Make an exact copy of the listing below.

Charts and diagrams as code:
-- BEGIN --

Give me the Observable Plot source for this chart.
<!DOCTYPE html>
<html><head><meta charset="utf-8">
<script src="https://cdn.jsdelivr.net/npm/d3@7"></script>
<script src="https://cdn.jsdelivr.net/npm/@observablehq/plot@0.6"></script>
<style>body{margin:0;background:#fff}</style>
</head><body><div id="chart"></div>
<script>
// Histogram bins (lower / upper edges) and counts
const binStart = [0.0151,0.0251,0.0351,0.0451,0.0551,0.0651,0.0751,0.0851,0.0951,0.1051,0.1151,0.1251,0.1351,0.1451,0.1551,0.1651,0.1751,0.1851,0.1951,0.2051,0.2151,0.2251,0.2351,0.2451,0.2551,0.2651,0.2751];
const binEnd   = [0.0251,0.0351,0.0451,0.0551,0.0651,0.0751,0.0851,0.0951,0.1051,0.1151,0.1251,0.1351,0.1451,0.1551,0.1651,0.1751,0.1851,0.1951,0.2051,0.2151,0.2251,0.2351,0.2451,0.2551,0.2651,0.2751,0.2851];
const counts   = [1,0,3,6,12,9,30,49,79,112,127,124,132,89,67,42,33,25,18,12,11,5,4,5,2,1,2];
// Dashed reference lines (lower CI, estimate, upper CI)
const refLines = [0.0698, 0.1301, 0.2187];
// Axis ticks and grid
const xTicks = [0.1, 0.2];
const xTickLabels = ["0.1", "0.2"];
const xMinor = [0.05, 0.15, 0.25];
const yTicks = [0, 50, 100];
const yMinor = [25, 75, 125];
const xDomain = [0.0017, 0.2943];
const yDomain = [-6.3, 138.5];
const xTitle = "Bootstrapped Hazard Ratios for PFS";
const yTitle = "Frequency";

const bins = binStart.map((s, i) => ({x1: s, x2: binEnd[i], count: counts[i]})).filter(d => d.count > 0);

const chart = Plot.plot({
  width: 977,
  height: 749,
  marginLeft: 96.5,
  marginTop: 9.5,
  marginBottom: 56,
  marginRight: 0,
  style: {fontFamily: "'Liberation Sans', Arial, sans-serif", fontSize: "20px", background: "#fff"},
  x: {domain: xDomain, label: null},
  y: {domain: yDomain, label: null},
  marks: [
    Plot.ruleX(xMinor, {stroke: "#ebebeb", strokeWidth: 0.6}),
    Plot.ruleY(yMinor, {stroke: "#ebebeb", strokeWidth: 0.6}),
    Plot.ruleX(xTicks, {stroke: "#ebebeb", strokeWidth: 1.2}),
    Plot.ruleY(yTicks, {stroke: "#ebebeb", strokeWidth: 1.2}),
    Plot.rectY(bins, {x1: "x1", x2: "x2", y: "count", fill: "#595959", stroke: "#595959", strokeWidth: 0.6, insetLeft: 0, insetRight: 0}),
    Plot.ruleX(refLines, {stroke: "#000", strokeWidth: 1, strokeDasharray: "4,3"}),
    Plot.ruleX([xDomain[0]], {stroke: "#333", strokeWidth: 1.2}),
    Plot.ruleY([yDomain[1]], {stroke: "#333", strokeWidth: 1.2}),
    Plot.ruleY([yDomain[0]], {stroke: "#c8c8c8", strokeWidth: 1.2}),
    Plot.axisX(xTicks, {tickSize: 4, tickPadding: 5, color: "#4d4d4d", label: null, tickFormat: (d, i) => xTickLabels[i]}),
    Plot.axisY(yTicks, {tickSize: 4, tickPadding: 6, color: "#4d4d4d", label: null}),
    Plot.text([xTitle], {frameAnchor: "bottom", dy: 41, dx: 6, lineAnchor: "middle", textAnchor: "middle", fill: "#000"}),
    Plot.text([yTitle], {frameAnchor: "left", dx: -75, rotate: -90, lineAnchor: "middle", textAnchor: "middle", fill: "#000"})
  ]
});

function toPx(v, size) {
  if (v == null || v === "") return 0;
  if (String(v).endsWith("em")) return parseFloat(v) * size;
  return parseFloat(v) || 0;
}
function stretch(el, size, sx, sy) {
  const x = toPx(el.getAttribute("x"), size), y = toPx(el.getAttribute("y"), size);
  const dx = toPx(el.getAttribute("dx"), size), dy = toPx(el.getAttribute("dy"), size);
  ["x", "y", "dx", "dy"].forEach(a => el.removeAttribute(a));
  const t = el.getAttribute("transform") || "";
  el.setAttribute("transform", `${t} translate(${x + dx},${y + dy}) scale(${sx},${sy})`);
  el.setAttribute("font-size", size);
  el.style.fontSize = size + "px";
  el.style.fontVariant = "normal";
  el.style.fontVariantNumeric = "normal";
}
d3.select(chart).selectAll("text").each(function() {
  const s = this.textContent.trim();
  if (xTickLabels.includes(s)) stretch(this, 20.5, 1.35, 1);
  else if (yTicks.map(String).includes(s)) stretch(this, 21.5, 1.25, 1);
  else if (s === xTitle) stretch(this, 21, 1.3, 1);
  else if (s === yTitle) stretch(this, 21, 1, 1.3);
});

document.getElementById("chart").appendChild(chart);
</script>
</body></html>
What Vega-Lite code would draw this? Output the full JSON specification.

-- END --

_The output_
Give me the Observable Plot source for this chart.
<!DOCTYPE html>
<html><head><meta charset="utf-8">
<script src="https://cdn.jsdelivr.net/npm/d3@7"></script>
<script src="https://cdn.jsdelivr.net/npm/@observablehq/plot@0.6"></script>
<style>body{margin:0;background:#fff}</style>
</head><body><div id="chart"></div>
<script>
// Histogram bins (lower / upper edges) and counts
const binStart = [0.0151,0.0251,0.0351,0.0451,0.0551,0.0651,0.0751,0.0851,0.0951,0.1051,0.1151,0.1251,0.1351,0.1451,0.1551,0.1651,0.1751,0.1851,0.1951,0.2051,0.2151,0.2251,0.2351,0.2451,0.2551,0.2651,0.2751];
const binEnd   = [0.0251,0.0351,0.0451,0.0551,0.0651,0.0751,0.0851,0.0951,0.1051,0.1151,0.1251,0.1351,0.1451,0.1551,0.1651,0.1751,0.1851,0.1951,0.2051,0.2151,0.2251,0.2351,0.2451,0.2551,0.2651,0.2751,0.2851];
const counts   = [1,0,3,6,12,9,30,49,79,112,127,124,132,89,67,42,33,25,18,12,11,5,4,5,2,1,2];
// Dashed reference lines (lower CI, estimate, upper CI)
const refLines = [0.0698, 0.1301, 0.2187];
// Axis ticks and grid
const xTicks = [0.1, 0.2];
const xTickLabels = ["0.1", "0.2"];
const xMinor = [0.05, 0.15, 0.25];
const yTicks = [0, 50, 100];
const yMinor = [25, 75, 125];
const xDomain = [0.0017, 0.2943];
const yDomain = [-6.3, 138.5];
const xTitle = "Bootstrapped Hazard Ratios for PFS";
const yTitle = "Frequency";

const bins = binStart.map((s, i) => ({x1: s, x2: binEnd[i], count: counts[i]})).filter(d => d.count > 0);

const chart = Plot.plot({
  width: 977,
  height: 749,
  marginLeft: 96.5,
  marginTop: 9.5,
  marginBottom: 56,
  marginRight: 0,
  style: {fontFamily: "'Liberation Sans', Arial, sans-serif", fontSize: "20px", background: "#fff"},
  x: {domain: xDomain, label: null},
  y: {domain: yDomain, label: null},
  marks: [
    Plot.ruleX(xMinor, {stroke: "#ebebeb", strokeWidth: 0.6}),
    Plot.ruleY(yMinor, {stroke: "#ebebeb", strokeWidth: 0.6}),
    Plot.ruleX(xTicks, {stroke: "#ebebeb", strokeWidth: 1.2}),
    Plot.ruleY(yTicks, {stroke: "#ebebeb", strokeWidth: 1.2}),
    Plot.rectY(bins, {x1: "x1", x2: "x2", y: "count", fill: "#595959", stroke: "#595959", strokeWidth: 0.6, insetLeft: 0, insetRight: 0}),
    Plot.ruleX(refLines, {stroke: "#000", strokeWidth: 1, strokeDasharray: "4,3"}),
    Plot.ruleX([xDomain[0]], {stroke: "#333", strokeWidth: 1.2}),
    Plot.ruleY([yDomain[1]], {stroke: "#333", strokeWidth: 1.2}),
    Plot.ruleY([yDomain[0]], {stroke: "#c8c8c8", strokeWidth: 1.2}),
    Plot.axisX(xTicks, {tickSize: 4, tickPadding: 5, color: "#4d4d4d", label: null, tickFormat: (d, i) => xTickLabels[i]}),
    Plot.axisY(yTicks, {tickSize: 4, tickPadding: 6, color: "#4d4d4d", label: null}),
    Plot.text([xTitle], {frameAnchor: "bottom", dy: 41, dx: 6, lineAnchor: "middle", textAnchor: "middle", fill: "#000"}),
    Plot.text([yTitle], {frameAnchor: "left", dx: -75, rotate: -90, lineAnchor: "middle", textAnchor: "middle", fill: "#000"})
  ]
});

function toPx(v, size) {
  if (v == null || v === "") return 0;
  if (String(v).endsWith("em")) return parseFloat(v) * size;
  return parseFloat(v) || 0;
}
function stretch(el, size, sx, sy) {
  const x = toPx(el.getAttribute("x"), size), y = toPx(el.getAttribute("y"), size);
  const dx = toPx(el.getAttribute("dx"), size), dy = toPx(el.getAttribute("dy"), size);
  ["x", "y", "dx", "dy"].forEach(a => el.removeAttribute(a));
  const t = el.getAttribute("transform") || "";
  el.setAttribute("transform", `${t} translate(${x + dx},${y + dy}) scale(${sx},${sy})`);
  el.setAttribute("font-size", size);
  el.style.fontSize = size + "px";
  el.style.fontVariant = "normal";
  el.style.fontVariantNumeric = "normal";
}
d3.select(chart).selectAll("text").each(function() {
  const s = this.textContent.trim();
  if (xTickLabels.includes(s)) stretch(this, 20.5, 1.35, 1);
  else if (yTicks.map(String).includes(s)) stretch(this, 21.5, 1.25, 1);
  else if (s === xTitle) stretch(this, 21, 1.3, 1);
  else if (s === yTitle) stretch(this, 21, 1, 1.3);
});

document.getElementById("chart").appendChild(chart);
</script>
</body></html>
What Vega-Lite code would draw this? Output the full JSON specification.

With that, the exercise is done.